Elie Wiesel raconte dans une histoire rabbinique que Jéschi-el, un petit garçon, est en pleure et cherche consolation auprès de son grand-père, le rabbin Baruch. Jéschi-el lui raconte : « J’ai joué à cache-cache avec mon ami, et je me suis tellement bien caché, qu’il ne pouvait pas me trouver, mais au lieu de continuer jusqu’à ce qu’il m’ait trouvé, il est tout simplement parti. C’est vraiment méchant ». « Oui, dit le grand-père, c’est vraiment méchant. Tu vois, avec Dieu, c’est tout à fait pareil. Il se cache, mais nous ne regardons pas vers lui, nous ne le cherchons pas vraiment, nous avons même arrêté de le chercher, car autres préoccupations nous semblent plus importantes. »

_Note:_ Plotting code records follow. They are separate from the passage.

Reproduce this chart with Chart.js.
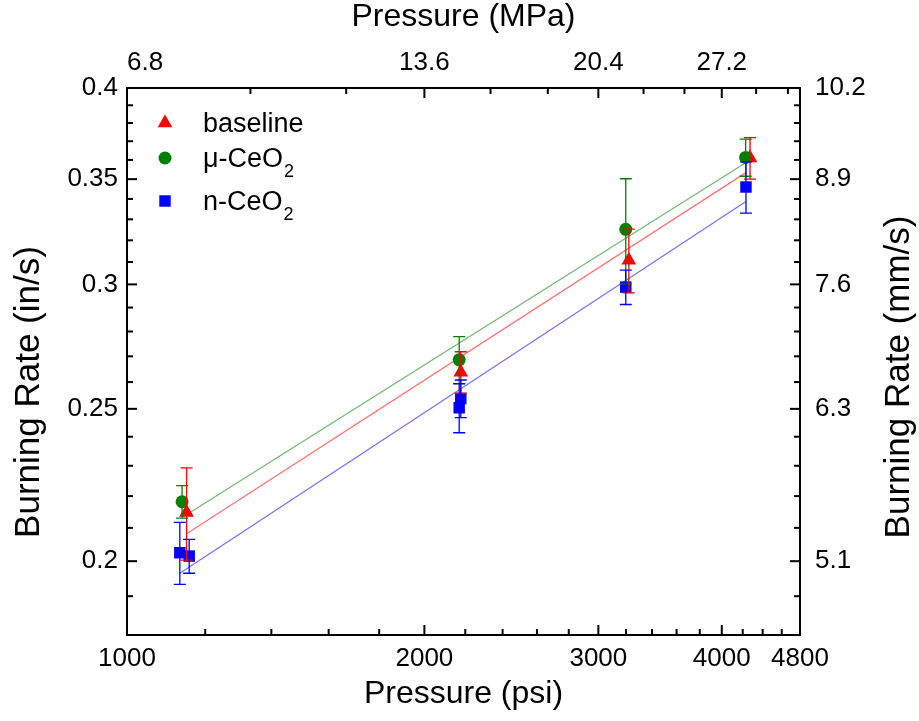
<!DOCTYPE html>
<html>
<head>
<meta charset="utf-8">
<title>Burning rate vs pressure</title>
<script src="https://cdn.jsdelivr.net/npm/chart.js@4.4.1/dist/chart.umd.min.js"></script>
<style>
  body { margin: 0; background: #fff; }
  #wrap { width: 919px; height: 721px; }
</style>
</head>
<body>
<div id="wrap"><canvas id="myChart" width="919" height="721"></canvas></div>
<script>
// pressure in psi, burning rate in in/s, err = half length of the error bar
const baselineP = [1149, 2177, 3221, 4272];
const baselineRate = [0.2148, 0.2638, 0.3108, 0.3610];
const baselineErr = [0.0145, 0.0080, 0.0145, 0.0110];

const microP = [1137, 2169, 3198, 4229];
const microRate = [0.2182, 0.2686, 0.3252, 0.3613];
const microErr = [0.0052, 0.0093, 0.0250, 0.0098];

const nanoP = [1131, 1156, 2177, 2169, 3198, 4232];
const nanoRate = [0.2025, 0.2015, 0.2538, 0.2504, 0.2988, 0.3460];
const nanoErr = [0.0092, 0.0050, 0.0070, 0.0090, 0.0075, 0.0130];

// fitted lines (end points)
const baselineFitP = [1149, 4239];
const baselineFitRate = [0.2082, 0.3536];
const microFitP = [1137, 4229];
const microFitRate = [0.2132, 0.3585];
const nanoFitP = [1131, 4232];
const nanoFitRate = [0.1965, 0.3387];

// axes
const xMajorTicks = [1000, 2000, 3000, 4000, 4800];
const xMinorTicks = [1200, 1400, 1600, 1800, 2200, 2400, 2600, 2800, 3200, 3400, 3600, 3800, 4200, 4400, 4600];
const topMajorTicks = [1000, 2000, 3000, 4000];
const topTickLabels = ['6.8', '13.6', '20.4', '27.2'];
const topMinorTicks = [1333.3, 1666.7, 2333.3, 2666.7, 3333.3, 3666.7, 4333.3, 4666.7];
const yMajorTicks = [0.2, 0.25, 0.3, 0.35, 0.4];
const yTickLabels = ['0.2', '0.25', '0.3', '0.35', '0.4'];
const rightTickLabels = ['5.1', '6.3', '7.6', '8.9', '10.2'];
const yMinorTicks = [0.19, 0.21, 0.22, 0.23, 0.24, 0.26, 0.27, 0.28, 0.29, 0.31, 0.32, 0.33, 0.34, 0.36, 0.37, 0.38, 0.39];
const leftTitle = 'Burning Rate (in/s)';
const rightTitle = 'Burning Rate (mm/s)';

const FONT = '"Liberation Sans", Arial, sans-serif';

function toPoints(xs, ys) {
    return xs.map((x, i) => ({x: x, y: ys[i]}));
}

function makeTicks(majors, minors) {
    const t = majors.map(v => ({value: v, major: true}))
        .concat(minors.map(v => ({value: v, major: false})));
    return t.sort((a, b) => a.value - b.value);
}

function labelFrom(majors, labels) {
    return function(value) {
        const i = majors.indexOf(value);
        return i >= 0 ? labels[i] : '';
    };
}

const series = [
    {label: 'baseline', sub: '', color: '#ff0000', style: 'triangle', radius: 8.5, p: baselineP, rate: baselineRate, err: baselineErr},
    {label: 'μ-CeO', sub: '2', color: '#008000', style: 'circle', radius: 6.5, p: microP, rate: microRate, err: microErr},
    {label: 'n-CeO', sub: '2', color: '#0000ff', style: 'rect', radius: 8.1, p: nanoP, rate: nanoRate, err: nanoErr}
];

const errorBars = {
    id: 'errorBars',
    afterDatasetsDraw(chart) {
        const ctx = chart.ctx;
        const xs = chart.scales.x;
        const ys = chart.scales.y;
        series.forEach(s => {
            ctx.save();
            ctx.strokeStyle = s.color;
            ctx.lineWidth = 1.3;
            s.p.forEach((p, i) => {
                const x = xs.getPixelForValue(p);
                const y1 = ys.getPixelForValue(s.rate[i] + s.err[i]);
                const y2 = ys.getPixelForValue(s.rate[i] - s.err[i]);
                ctx.beginPath();
                ctx.moveTo(x, y1); ctx.lineTo(x, y2);
                ctx.moveTo(x - 6, y1); ctx.lineTo(x + 6, y1);
                ctx.moveTo(x - 6, y2); ctx.lineTo(x + 6, y2);
                ctx.stroke();
            });
            ctx.restore();
        });
    }
};

const frameAndLegend = {
    id: 'frameAndLegend',
    afterDraw(chart) {
        const ctx = chart.ctx;
        const a = chart.chartArea;
        ctx.save();
        ctx.strokeStyle = '#000';
        ctx.lineWidth = 2;
        ctx.strokeRect(a.left, a.top, a.right - a.left, a.bottom - a.top);

        // inward tick marks
        ['x', 'x2', 'y', 'y2'].forEach(id => {
            const sc = chart.scales[id];
            sc.ticks.forEach(t => {
                const px = sc.getPixelForValue(t.value);
                const len = t.major ? 10 : 6;
                ctx.beginPath();
                if (id === 'x') { ctx.moveTo(px, a.bottom); ctx.lineTo(px, a.bottom - len); }
                if (id === 'x2') { ctx.moveTo(px, a.top); ctx.lineTo(px, a.top + len); }
                if (id === 'y') { ctx.moveTo(a.left, px); ctx.lineTo(a.left + len, px); }
                if (id === 'y2') { ctx.moveTo(a.right, px); ctx.lineTo(a.right - len, px); }
                ctx.stroke();
            });
        });

        // vertical axis titles, both read bottom to top
        ctx.fillStyle = '#000';
        ctx.font = '35px ' + FONT;
        ctx.textAlign = 'center';
        ctx.textBaseline = 'middle';
        [[leftTitle, 29, 392], [rightTitle, 899, 377]].forEach(tt => {
            ctx.save();
            ctx.translate(tt[1], tt[2]);
            ctx.rotate(-Math.PI / 2);
            ctx.fillText(tt[0], 0, 0);
            ctx.restore();
        });

        // legend
        ctx.textAlign = 'left';
        ctx.textBaseline = 'alphabetic';
        const rows = [132, 167, 210];
        series.forEach((s, i) => {
            const y = rows[i];
            ctx.fillStyle = s.color;
            Chart.helpers.drawPoint(ctx, {pointStyle: s.style, radius: s.radius, rotation: 0, borderWidth: 0}, 165, y - 9);
            ctx.fillStyle = '#000';
            ctx.font = '27px ' + FONT;
            ctx.fillText(s.label, 203, y);
            if (s.sub) {
                const w = ctx.measureText(s.label).width;
                ctx.font = '18px ' + FONT;
                ctx.fillText(s.sub, 203 + w + 1, y + 10);
            }
        });
        ctx.restore();
    }
};

const scatterSets = [series[1], series[0], series[2]].map(s => ({
    type: 'scatter',
    label: s.label + s.sub,
    data: toPoints(s.p, s.rate),
    pointStyle: s.style,
    pointRadius: s.radius,
    pointHoverRadius: s.radius,
    backgroundColor: s.color,
    borderWidth: 0
}));

function fitSet(xs, ys, color) {
    return {
        type: 'line',
        data: toPoints(xs, ys),
        borderColor: color,
        borderWidth: 1.3,
        pointRadius: 0,
        fill: false
    };
}

const ctx = document.getElementById('myChart').getContext('2d');
const myChart = new Chart(ctx, {
    type: 'scatter',
    data: {
        datasets: scatterSets.concat([
            fitSet(microFitP, microFitRate, 'rgba(0,128,0,0.55)'),
            fitSet(baselineFitP, baselineFitRate, 'rgba(255,0,0,0.55)'),
            fitSet(nanoFitP, nanoFitRate, 'rgba(0,0,255,0.55)')
        ])
    },
    options: {
        responsive: false,
        animation: false,
        devicePixelRatio: 1,
        layout: { padding: 0 },
        plugins: { legend: { display: false }, tooltip: { enabled: false } },
        scales: {
            x: {
                type: 'logarithmic', position: 'bottom', min: 1000, max: 4800,
                grid: { display: false, drawTicks: false }, border: { display: false },
                afterBuildTicks: sc => { sc.ticks = makeTicks(xMajorTicks, xMinorTicks); },
                afterFit: sc => { sc.height = 86; },
                ticks: {
                    autoSkip: false, maxRotation: 0, padding: 8, color: '#000',
                    font: { family: FONT, size: 26 },
                    callback: labelFrom(xMajorTicks, xMajorTicks.map(String))
                },
                title: { display: true, text: 'Pressure (psi)', color: '#000', font: { family: FONT, size: 32 }, padding: { top: 0, bottom: 8 } }
            },
            x2: {
                type: 'logarithmic', position: 'top', min: 1000, max: 4800,
                grid: { display: false, drawTicks: false }, border: { display: false },
                afterBuildTicks: sc => { sc.ticks = makeTicks(topMajorTicks, topMinorTicks); },
                afterFit: sc => { sc.height = 88; },
                ticks: {
                    autoSkip: false, maxRotation: 0, padding: 10, color: '#000', align: 'inner',
                    font: { family: FONT, size: 26 },
                    callback: labelFrom(topMajorTicks, topTickLabels)
                },
                title: { display: true, text: 'Pressure (MPa)', color: '#000', font: { family: FONT, size: 32, lineHeight: 1.1 }, padding: 0 }
            },
            y: {
                type: 'logarithmic', position: 'left', min: 0.1795, max: 0.4,
                grid: { display: false, drawTicks: false }, border: { display: false },
                afterBuildTicks: sc => { sc.ticks = makeTicks(yMajorTicks, yMinorTicks); },
                afterFit: sc => { sc.width = 127; },
                ticks: {
                    autoSkip: false, padding: 9, color: '#000',
                    font: { family: FONT, size: 26 },
                    callback: labelFrom(yMajorTicks, yTickLabels)
                },
                title: { display: false }
            },
            y2: {
                type: 'logarithmic', position: 'right', min: 0.1795, max: 0.4,
                grid: { display: false, drawTicks: false }, border: { display: false },
                afterBuildTicks: sc => { sc.ticks = makeTicks(yMajorTicks, yMinorTicks); },
                afterFit: sc => { sc.width = 119; },
                ticks: {
                    autoSkip: false, padding: 15, color: '#000',
                    font: { family: FONT, size: 26 },
                    callback: labelFrom(yMajorTicks, rightTickLabels)
                },
                title: { display: false }
            }
        }
    },
    plugins: [errorBars, frameAndLegend]
});
</script>
</body>
</html>
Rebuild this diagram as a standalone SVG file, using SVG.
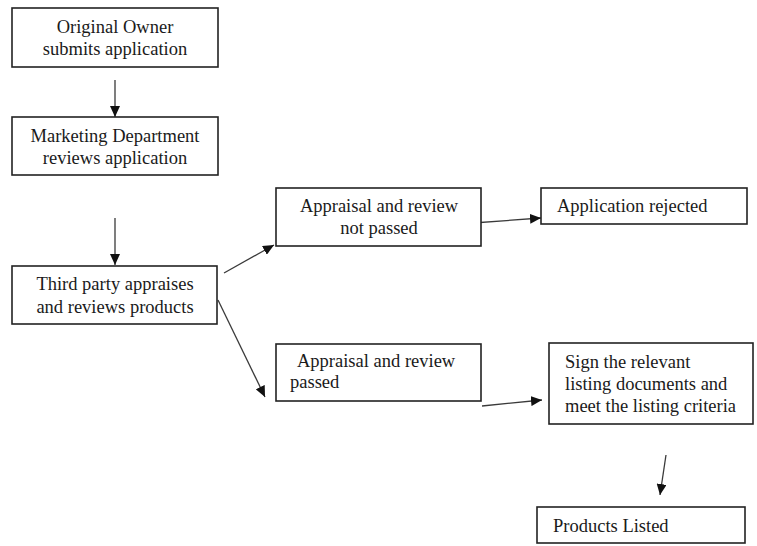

Le Seigneur, frères et sœurs, veut juste que nous le cherchions toujours et que nous le trouvions. C’est la seule manière qu’il a, pour nous faire participer au mystère de son amour. Il aurait pu venir avec toute la pompe et la visibilité splendide digne d’un roi et de sa cour, mais notre attachement au Seigneur n’aurait-il pas finalement comme fondement un autre motif que l’amour fondé sur une véritable liberté. Nous aurions été privés de l’expérience de la liberté, de la recherche de notre désir profond et finalement de la joie des retrouvailles. Jésus ne veut que les retrouvailles de cœur à cœur et non des retrouvailles bâties sur l’éblouissement du pouvoir ou de l’apparence extérieure. Parce que Jésus est simple dans la crèche, moi, comme les bergers, je peux m’approcher de la crèche en toute simplicité de ma pauvre existence, sans être obligé d’apparaître pour quelqu’un que je ne suis peut-être même pas. Cette simplicité est en même temps la boussole qui m’aidera à trouver le Seigneur, pour lui offrir mon cœur. En fait, Jésus a quitté la cachette céleste pour être trouvé, il veut que nous le trouvions, il court derrière nous afin que nous n’arrêtions pas de le chercher et que nous lui donnions notre cœur comme il a donné le sien au notre. Pour trouver le Seigneur, il faut juste faire ces quelques pas qui nous séparent de Bethléem ; ce qui nous sépare de Bethléem ce sont nos peurs, nos inquiétudes et le manque de confiance que le Seigneur sait toujours tout mieux faire que nous pouvons nous l’imaginer. Pour trouver le Bethléem de notre cœur, saint Paul nous avertit, il n’est pas nécessaire de faire de grands voyages, il n’est pas nécessaire de monter vers le ciel ou descendre dans les abimes : « Jésus est tout près de toi, sur tes lèvres et dans ton cœur » (Rm 10, 8). Tu l’as déjà trouvé, prend alors Jésus dans tes bras. La joie qui se manifeste alors à ce moment-là dans le croisement des yeux du petit Jésus et les yeux de chacun de nous, n’est-ce pas là la preuve que Jésus est vraiment là, malgré les maintes déclarations du monde : Oui, le Christ, le Sauveur est né aujourd’hui, ne craignons désormais plus rien, tout petit qu’il est dans la crèche, il a déjà vaincu le monde ! En d’autres termes, face au monde, ne craignons pas d’être le Lou Ravi de la crèche.